This chase was going to be my first full blown chase vacation. April 29th 2000 is the day I had been waiting for. I'd been waiting half a year for the vacation to start. During the week prior to my vacation I began pinning down my target area. There was a large low across the 4 corners region. This low would move extremely slow. It ends up taking an entire week to move form western New Mexico to eastern Texas. On the 29th a dryline was forecast to move east into western Texas during the afternoon. On the 30th the low was forecast a bit more east and would set up shop over northwest Texas. This was looking like a good chase vacation.

Friday night (April 28th) I figured my target area would be the Guymon Oklahoma area. Early the next morning, before leaving Nebraska I changed my target area to a bit east of the Lubbock area. I needed to make good time to make it from near Omaha to near Lubbock by afternoon. I left Blair Nebraska just before 6:00 AM. Around 12:30 I was just north of Oklahoma City. It was mostly cloudy with scattered sprinkles. This was the reminents of overnight storms. The storms of the day would fire up on an outflow boundary left by these storms. As I moved west of Oklahoma City the clouds slowly broke up. By the time I was on the Texas/Oklahoma border it was wall to wall sunshine and becoming quite humid.

Nothing much happened on the 29th worth noting.  But the next day was one I won't soon forget.


Heading south behind Project MOCISE from the NSSL to the supercell of the day(30th).  I chased a mess before this and was now in intercept mode further south.  One lone violent supercell was now alive and well heading towards Olney.

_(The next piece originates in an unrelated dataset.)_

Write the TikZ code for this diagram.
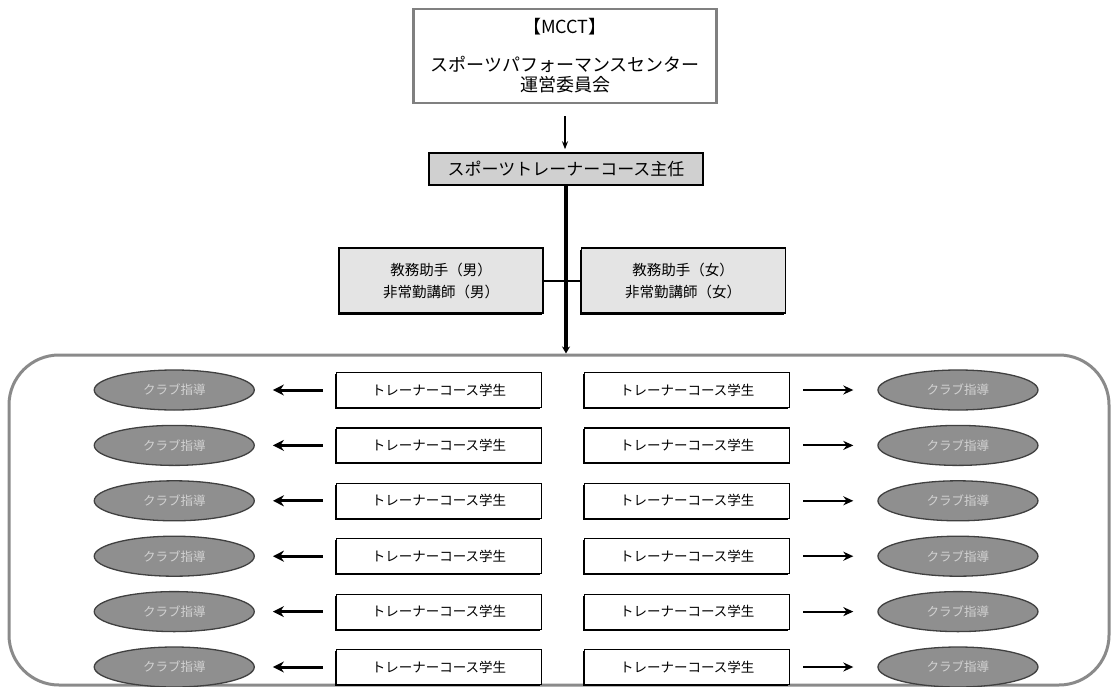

As I began to corepunch from the west I begin to become a little concerned. They are reporting a large tornado on the ground with this storm. Hail and rain was pounding the truck going high speeds and they kept broadcasting that they had trained spotters watching a half mile wide multi-vortex tornado on the ground with this storm.

CG's were coming down like crazy just to my south. By the strength of the rain and hail I knew I had to be close to the meso. As I finally come out from under the rain and hail I could see I was very close to it. There was a large tornado wrapped in rain under the meso during this picture. I was somewhat relaxed at this point, because I could now see.

It was quite a sight, seeing something so powerful. You couldn't see the tornado, but you could see the area it likely was. If you've ever seen a hook on radar, well this is what it looks like in person. I'm coming out from underneath the precip area(the clouds above) and to my south is the tip of the hook(mesocyclone).

I'm on highway 114 heading east towards the town of Olney Texas and this is what is directly south of me heading northeast, the meso of a large HP supercell with a large rain-wrapped tornado. Chasers were converging on this storm from all sorts of different routes. I've found that most everyone did the same thing on this day. They drove to the Crowell storm just to turn around and head to Olney, too late. A few chasers get video of the large tornado before it gets to Olney.

The wind was pretty strong at this distance. The water was blowing from the highway straight towards the storm.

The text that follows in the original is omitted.